[Start of Provided records]
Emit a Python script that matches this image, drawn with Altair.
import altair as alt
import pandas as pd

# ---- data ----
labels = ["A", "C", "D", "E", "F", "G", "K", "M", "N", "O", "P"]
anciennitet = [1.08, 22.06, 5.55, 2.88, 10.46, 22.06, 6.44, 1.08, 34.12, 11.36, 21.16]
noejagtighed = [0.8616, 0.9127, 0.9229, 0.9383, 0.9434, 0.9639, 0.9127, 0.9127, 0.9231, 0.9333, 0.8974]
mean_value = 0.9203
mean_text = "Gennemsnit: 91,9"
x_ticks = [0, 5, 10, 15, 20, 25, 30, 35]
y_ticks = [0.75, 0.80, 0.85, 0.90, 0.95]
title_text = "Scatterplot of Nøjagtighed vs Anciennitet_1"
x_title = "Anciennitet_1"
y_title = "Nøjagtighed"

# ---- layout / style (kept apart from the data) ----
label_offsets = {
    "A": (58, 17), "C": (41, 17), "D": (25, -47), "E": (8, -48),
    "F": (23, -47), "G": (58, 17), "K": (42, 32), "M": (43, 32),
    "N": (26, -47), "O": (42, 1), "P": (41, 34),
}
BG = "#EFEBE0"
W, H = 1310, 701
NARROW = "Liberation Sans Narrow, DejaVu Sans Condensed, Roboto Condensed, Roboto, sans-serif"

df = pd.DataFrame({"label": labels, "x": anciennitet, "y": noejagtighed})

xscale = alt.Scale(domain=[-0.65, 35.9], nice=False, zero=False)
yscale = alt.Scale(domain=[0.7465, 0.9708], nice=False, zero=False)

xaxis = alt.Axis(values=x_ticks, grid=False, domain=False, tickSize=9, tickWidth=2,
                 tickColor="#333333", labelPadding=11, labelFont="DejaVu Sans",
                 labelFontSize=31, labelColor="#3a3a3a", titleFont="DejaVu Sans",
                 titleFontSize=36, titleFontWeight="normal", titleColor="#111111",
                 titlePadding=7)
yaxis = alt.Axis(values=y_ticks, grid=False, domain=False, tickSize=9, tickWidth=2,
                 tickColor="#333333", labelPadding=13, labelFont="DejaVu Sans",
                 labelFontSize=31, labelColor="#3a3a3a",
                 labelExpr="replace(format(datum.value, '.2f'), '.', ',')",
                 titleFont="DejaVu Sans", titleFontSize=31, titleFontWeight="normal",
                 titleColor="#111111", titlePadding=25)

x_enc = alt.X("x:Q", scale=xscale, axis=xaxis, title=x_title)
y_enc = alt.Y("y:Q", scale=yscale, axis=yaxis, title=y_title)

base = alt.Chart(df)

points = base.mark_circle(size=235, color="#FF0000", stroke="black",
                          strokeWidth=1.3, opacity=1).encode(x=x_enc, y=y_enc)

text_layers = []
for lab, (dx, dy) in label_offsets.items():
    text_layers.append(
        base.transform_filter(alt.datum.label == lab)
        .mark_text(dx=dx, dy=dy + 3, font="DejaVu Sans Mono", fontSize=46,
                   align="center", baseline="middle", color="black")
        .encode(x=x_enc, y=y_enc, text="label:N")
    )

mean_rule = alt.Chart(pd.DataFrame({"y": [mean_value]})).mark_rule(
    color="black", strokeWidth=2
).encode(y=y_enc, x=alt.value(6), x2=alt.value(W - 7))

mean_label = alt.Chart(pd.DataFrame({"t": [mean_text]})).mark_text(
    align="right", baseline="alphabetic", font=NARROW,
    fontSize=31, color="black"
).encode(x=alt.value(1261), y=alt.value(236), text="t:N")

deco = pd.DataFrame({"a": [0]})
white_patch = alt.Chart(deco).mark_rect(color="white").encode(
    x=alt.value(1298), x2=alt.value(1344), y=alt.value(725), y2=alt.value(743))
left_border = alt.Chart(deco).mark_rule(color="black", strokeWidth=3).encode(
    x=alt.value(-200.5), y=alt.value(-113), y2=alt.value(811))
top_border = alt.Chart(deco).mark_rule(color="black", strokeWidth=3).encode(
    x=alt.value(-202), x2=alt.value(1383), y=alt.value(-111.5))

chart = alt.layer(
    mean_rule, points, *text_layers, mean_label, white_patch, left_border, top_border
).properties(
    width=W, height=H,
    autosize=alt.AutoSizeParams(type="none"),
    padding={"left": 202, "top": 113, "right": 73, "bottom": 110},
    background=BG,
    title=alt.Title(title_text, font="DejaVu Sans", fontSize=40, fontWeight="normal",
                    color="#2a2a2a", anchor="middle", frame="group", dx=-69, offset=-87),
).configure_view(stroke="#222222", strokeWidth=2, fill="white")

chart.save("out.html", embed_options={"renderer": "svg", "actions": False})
[End of Provided records]
[Start of Provided records]
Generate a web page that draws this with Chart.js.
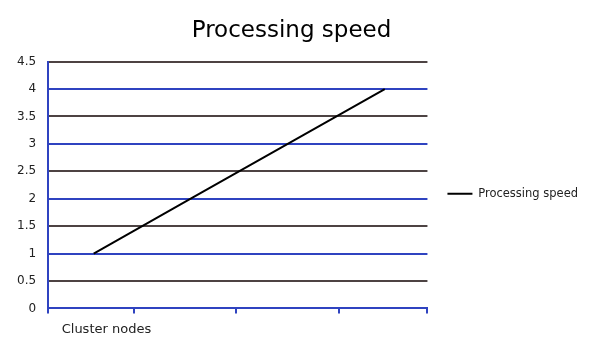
[End of Provided records]
Exercise details =>
Only lines with the string "that" belong in your answer; copy each one.

Exercise result =>
Emit a Python script that matches this image, drawn with Altair.
Generate a web page that draws this with Chart.js.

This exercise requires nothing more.